Council members, meanwhile, are describing their moves as "bold" and "a sea change" in efforts to address the pressing issues of homelessness and an affordable housing crunch — saying they acted for lack of a plan from the mayor.

"We've been talking about affordable housing for years," Councilman Charlie Luke said Wednesday. "We need to take action. This is the time to move forward."

Biskupski, the council and top city staffers agree Salt Lake City lacks roughly 7,400 dwellings within reach of working-class, low-income and impoverished residents. All have formally labeled the issue a top policy priority.

But Tuesday's moves represent a major split as city leaders all seek to address it.

Some $11.8 million of those RDA funds needed to be diverted, Biskupski said, to buy land for at least four new 150-bed homeless-services centers. Locations for those facilities, she said, need to be selected by mid-November.

But the first-term mayor said she was "very surprised" by the council's pulling another $21 million from other RDA programs to spend on housing, calling the actions "fiscally irresponsible" and "probably the worst way to do budgeting."

Changing a carefully considered budget with little idea of the consequences, Biskupski said, "is of great concern to me."

The new funds are taken from RDA projects across the city, ranging from public art, park improvements and traffic studies to major, long-term initiatives tied to development and job creation.
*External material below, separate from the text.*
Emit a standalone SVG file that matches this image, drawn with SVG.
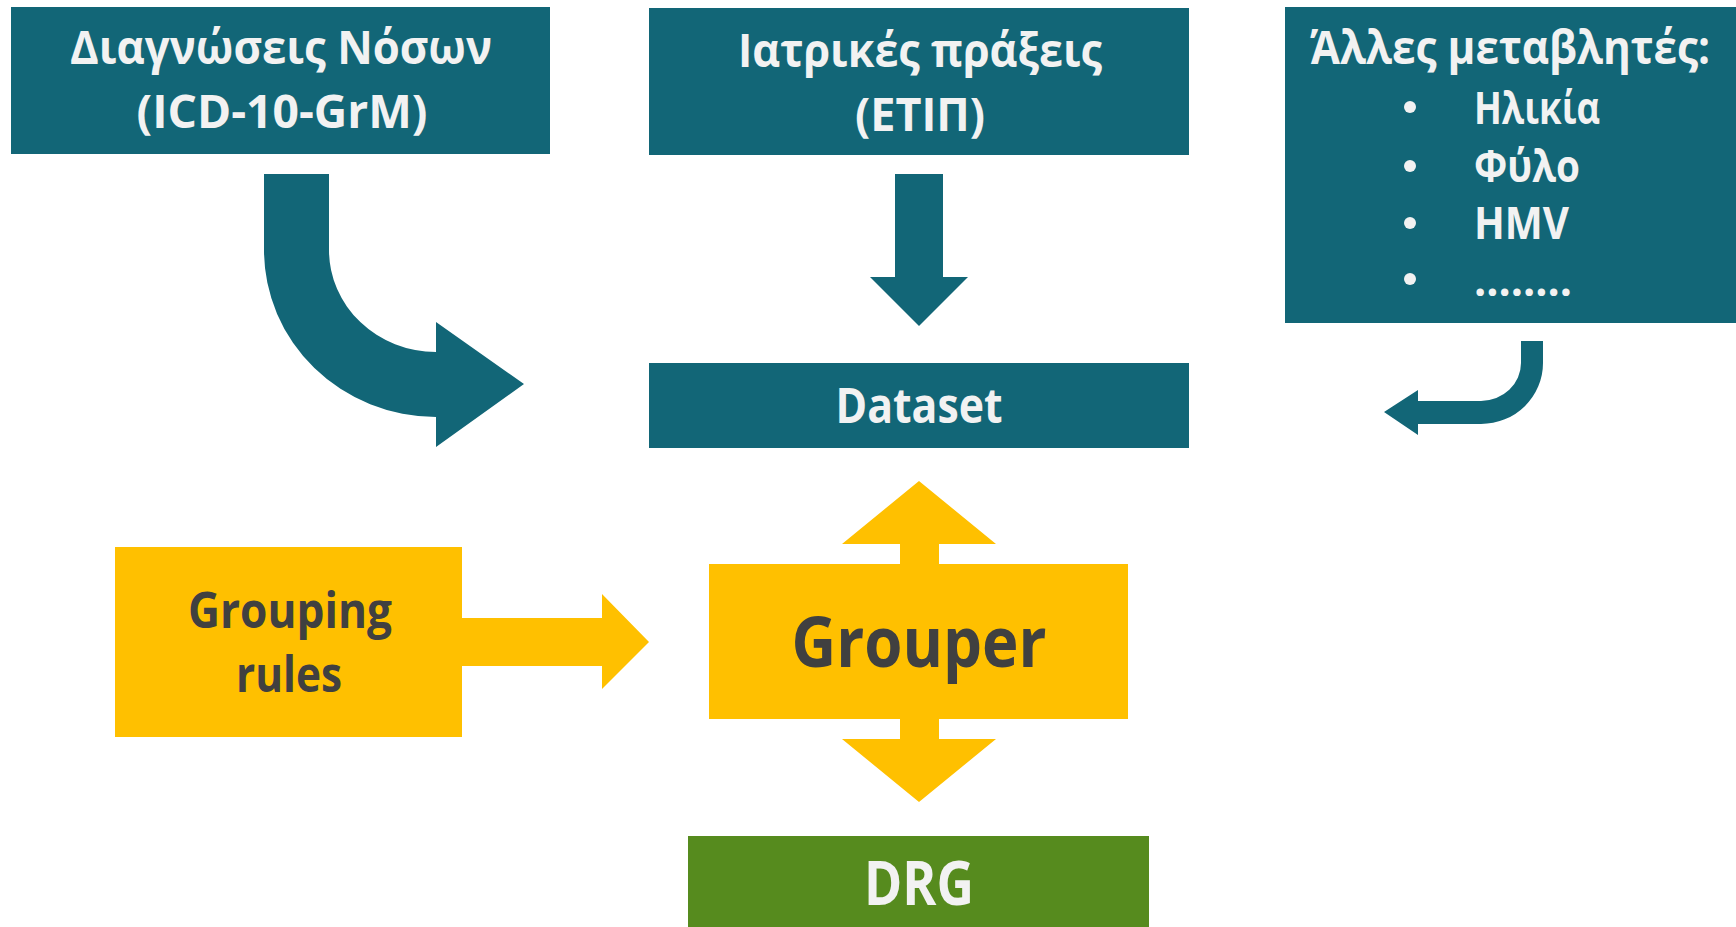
<svg xmlns="http://www.w3.org/2000/svg" width="1736" height="927" viewBox="0 0 1736 927">
<style>
.teal{fill:#126677}
.yel{fill:#FFC000}
.grn{fill:#568B1E}
.lt{fill:#F2F2F2;font-family:"Open Sans","Noto Sans","DejaVu Sans",sans-serif;font-weight:bold}
.dk{fill:#404040;font-family:"Open Sans","Noto Sans","DejaVu Sans",sans-serif;font-weight:bold}
</style>
<rect width="1736" height="927" fill="#FFFFFF"/>
<g id="connectors">
<path class="teal" d="M264,174 L329,174 L329,250 A107,102 0 0 0 436,352 L436,322 L524,384 L436,447 L436,417 A172,167 0 0 1 264,250 Z"/>
<polygon class="teal" points="895,174 943,174 943,277 968,277 919,326 870,277 895,277"/>
<path class="teal" d="M1521,341 L1543,341 L1543,363 A62,61 0 0 1 1481,424 L1418,424 L1418,435 L1384,412 L1418,390 L1418,401 L1481,401 A40,38 0 0 0 1521,363 Z"/>
<polygon class="yel" points="462,618 602,618 602,594 649,642 602,689 602,666 462,666"/>
<polygon class="yel" points="900,564 900,544 842,544 919,481 996,544 939,544 939,564"/>
<polygon class="yel" points="900,719 939,719 939,739 996,739 919,802 842,739 900,739"/>
</g>
<g id="diagnoses">
<rect class="teal" x="11" y="7" width="539" height="147"/>
<text class="lt" x="281" y="64" font-size="46" text-anchor="middle" textLength="422" lengthAdjust="spacingAndGlyphs">Διαγνώσεις Νόσων</text>
<text class="lt" x="282" y="128" font-size="46" text-anchor="middle" textLength="291" lengthAdjust="spacingAndGlyphs">(ICD-10-GrM)</text>
</g>
<g id="procedures">
<rect class="teal" x="649" y="8" width="540" height="147"/>
<text class="lt" x="920" y="67" font-size="46" text-anchor="middle" textLength="364" lengthAdjust="spacingAndGlyphs">Ιατρικές πράξεις</text>
<text class="lt" x="920" y="131" font-size="46" text-anchor="middle" textLength="130" lengthAdjust="spacingAndGlyphs">(ΕΤΙΠ)</text>
</g>
<g id="other-variables">
<rect class="teal" x="1285" y="7" width="451" height="316"/>
<text class="lt" x="1510" y="64" font-size="46" text-anchor="middle" textLength="400" lengthAdjust="spacingAndGlyphs">Άλλες μεταβλητές:</text>
<circle cx="1410" cy="107" r="6" fill="#F2F2F2"/>
<circle cx="1410" cy="166" r="6" fill="#F2F2F2"/>
<circle cx="1410" cy="223" r="6" fill="#F2F2F2"/>
<circle cx="1410" cy="279" r="6" fill="#F2F2F2"/>
<text class="lt" x="1474" y="124" font-size="45" textLength="126" lengthAdjust="spacingAndGlyphs">Ηλικία</text>
<text class="lt" x="1474" y="182" font-size="45" textLength="106" lengthAdjust="spacingAndGlyphs">Φύλο</text>
<text class="lt" x="1474" y="239" font-size="45" textLength="95" lengthAdjust="spacingAndGlyphs">HMV</text>
<text class="lt" x="1474" y="296" font-size="45" textLength="98" lengthAdjust="spacingAndGlyphs">........</text>
</g>
<g id="dataset">
<rect class="teal" x="649" y="363" width="540" height="85"/>
<text class="lt" x="919" y="423" font-size="48" text-anchor="middle" textLength="167" lengthAdjust="spacingAndGlyphs">Dataset</text>
</g>
<g id="grouping-rules">
<rect class="yel" x="115" y="547" width="347" height="190"/>
<text class="dk" x="290" y="628" font-size="50" text-anchor="middle" textLength="204" lengthAdjust="spacingAndGlyphs">Grouping</text>
<text class="dk" x="289" y="692" font-size="50" text-anchor="middle" textLength="106" lengthAdjust="spacingAndGlyphs">rules</text>
</g>
<g id="grouper">
<rect class="yel" x="709" y="564" width="419" height="155"/>
<text class="dk" x="919" y="667" font-size="70" text-anchor="middle" textLength="255" lengthAdjust="spacingAndGlyphs">Grouper</text>
</g>
<g id="drg">
<rect class="grn" x="688" y="836" width="461" height="91"/>
<text class="lt" x="919" y="905" font-size="60" text-anchor="middle" textLength="110" lengthAdjust="spacingAndGlyphs">DRG</text>
</g>
</svg>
The mayor said she has ordered a full review of the effects, especially on new economic-development strategies, a centerpiece of her administration. Thus far, she said, the largest impact appears to be an effective halt to the city's redeveloping parcels and buildings in the Depot District, on the western edge of downtown.

That project, dubbed Station Center, is slated to lose $6.4 million in funds for planning, site preparation and construction, including utility work promised to developers.

More basically, RDA head Belliveau said, the budget rewrite broke dramatically with a collaborative approach the council has taken with RDA staff in the past. It also put outsized emphasis on housing, Belliveau said, for an agency whose mandates also include enacting the city's master plans, eliminating blight and boosting the economy.

"Nobody within this building has any doubt about the need for making a big bold move to address homelessness," Belliveau said of City Hall. "But we want to do it in a very deliberate manner, not in a random fashion where the approach feels like a tactic."

Councilwoman and RDA Chairwoman Lisa Adams countered that the RDA board amassed the affordable-housing war chest in absence of any clear direction from the mayor.

The housing crisis, Adams said, has a direct link to worsening problems with the homeless encamped around Rio Grande Street downtown.

"I'm surprised that caught them off guard," Adams said of the administration. "We have been discussing using $4 million to $5 million in RDA funds [for housing] since January."

She played down the notion that cash stripped from RDA projects would have a great impact, Adams said, adding that there has been "a lot of money sitting dormant for years."

Luke also discounted the mayor's claims that realigning the RDA budget may impede strategies to improve the economy. "You can't have real economic development," he said, "without an affordable stock for employees."

Councilman Derek Kitchen called housing the most urgent issue facing Salt Lake City.

"We are empowering the administration with the resources they need to address the problem," Kitchen said. "If [Biskupski] is serious about affordable housing, she will take this and run."